Philip J. Goscienski, M.D.
Is running an exercise or a sport? How about golf? Tennis? Skiing?
All these contribute to your overall health but a high-impact activity such as running isn't for everyone and only a ski bum can schuss every day. Riding in a golf cart won't do much for conditioning your heart, lungs and bones but it's a fine sport if you can stand the frustration. Walking the course is a great exercise and still a fine sport.
The number of folks who are exercising adequately isn't going up as fast as our collective weight is but we're doing better. Neighborhood fitness centers are the investment du jour and sports leagues for mature citizens, from basketball to street hockey, are bubbling up from coast to coast.
But let's not kid ourselves! More of this activity is aimed at prolonging or regaining our youthful vigor and svelte figure than it is at avoiding heart attacks or type 2 diabetes. Sometimes it's just an "I'll show 'em" attitude; we want to feel as young as our now-grown children. Unfortunately the youngest baby boomers are well into middle age, the time when body parts begin to wear out, fall out or spread out. The wearing out part is what gets the rejuvenated athlete into trouble.
You can undo a lot of the damage from lack of exercise and junk-food-on-the-run but we're seeing the results of trying to do it all at once. Strains, sprains and torn-up knees aren't kid stuff anymore. Impatience breeds injury. Walking 2 or 3 miles the first time out is not a good idea. Running even half a mile — provided that you can even go that far — is even worse.
Major league baseball players have spring training, a time to gradually melt away the off-season pounds, to stretch tight muscles and ligaments and to get back into a healthy meal routine. Weekend tennis players leap onto the court when the first crocuses pop up, with little conditioning and no warm-up. Tennis is a sport and we should treat it that way.
If you want to feel good, to look good and to become stronger you don't need to engage in a sport. I encourage everyone to be physically active every day but it doesn't have to be as taxing as an hour on the basketball or handball court. If you enjoy doing those things, by all means keep it up, but know that a sport requires preparation and conditioning.
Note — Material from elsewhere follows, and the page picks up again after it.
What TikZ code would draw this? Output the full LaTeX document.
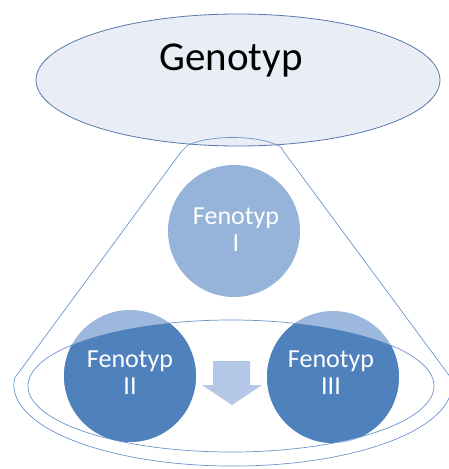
\documentclass[tikz,border=0pt]{standalone}
\usepackage{fontspec}
\setmainfont{Carlito}
\usetikzlibrary{shapes.geometric}
\definecolor{genfill}{HTML}{E9EDF6}
\definecolor{genline}{HTML}{5878B0}
\definecolor{coneline}{HTML}{6A93CE}
\definecolor{fenlight}{HTML}{9DB8DD}
\definecolor{fenone}{HTML}{96B3D9}
\definecolor{fendark}{HTML}{4F81BD}
\definecolor{arrowfill}{HTML}{B4C7E7}
\tikzset{
  fencircle/.style={circle, minimum size=132pt, inner sep=0pt, draw=none},
  fentext/.style={text=white, font=\fontsize{26}{27}\selectfont, align=center, inner sep=0pt},
  outline/.style={draw=coneline, line width=0.7pt},
}
\begin{document}
\begin{tikzpicture}[x=1pt, y=-1pt]
\useasboundingbox (0,0) rectangle (448,469);

% genotype ellipse
\node[ellipse, draw=genline, line width=0.8pt, fill=genfill, minimum width=404pt, minimum height=132pt, inner sep=0pt]
  (geno) at (238,80) {};
\node[font=\fontsize{41}{43}\selectfont, anchor=base, inner sep=0pt] (genolabel) at (231,70) {Genotyp};

% funnel outline
\draw[outline] (188,145) .. controls (210,135) and (256,135) .. (277,145)
  .. controls (281,147) .. (284,152) -- (451,378)
  arc[start angle=-5, end angle=185, x radius=219, y radius=81]
  -- (181,152) .. controls (184,148) .. (188,145) -- cycle;

% inner ellipse
\draw[outline] (231,386) ellipse [x radius=203, y radius=66];

% phenotype I
\node[fencircle, fill=fenone] (f1) at (234,231) {};
\node[fentext] (t1) at (236,230) {Fenotyp\\I};

% phenotypes II and III
\node[fencircle, fill=fenlight] (f2) at (130,376) {};
\node[fencircle, fill=fenlight] (f3) at (333,377) {};
\begin{scope}
  \clip (231,386) ellipse [x radius=203, y radius=66];
  \fill[fendark] (f2.center) circle (66pt);
  \fill[fendark] (f3.center) circle (66pt);
\end{scope}
\node[fentext] (t2) at (130,373) {Fenotyp\\II};
\node[fentext] (t3) at (331,373) {Fenotyp\\III};

% arrow between II and III
\fill[arrowfill] (213,361) -- (250,361) -- (250,385) -- (262,385) -- (232,405)
  -- (202,385) -- (213,385) -- cycle;
\end{tikzpicture}
\end{document}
One hour of brisk walking 3 days a week and an hour at the local fitness center 2 or 3 days a week will keep you in good condition, strengthen your heart and lungs, make your bones thicker and stronger and dramatically reduce your chances of encountering one of the chronic diseases that take the lives of most Americans. If you do these things a weekly game of tennis will be more fun and less risky. And you might even beat the kids once in a while.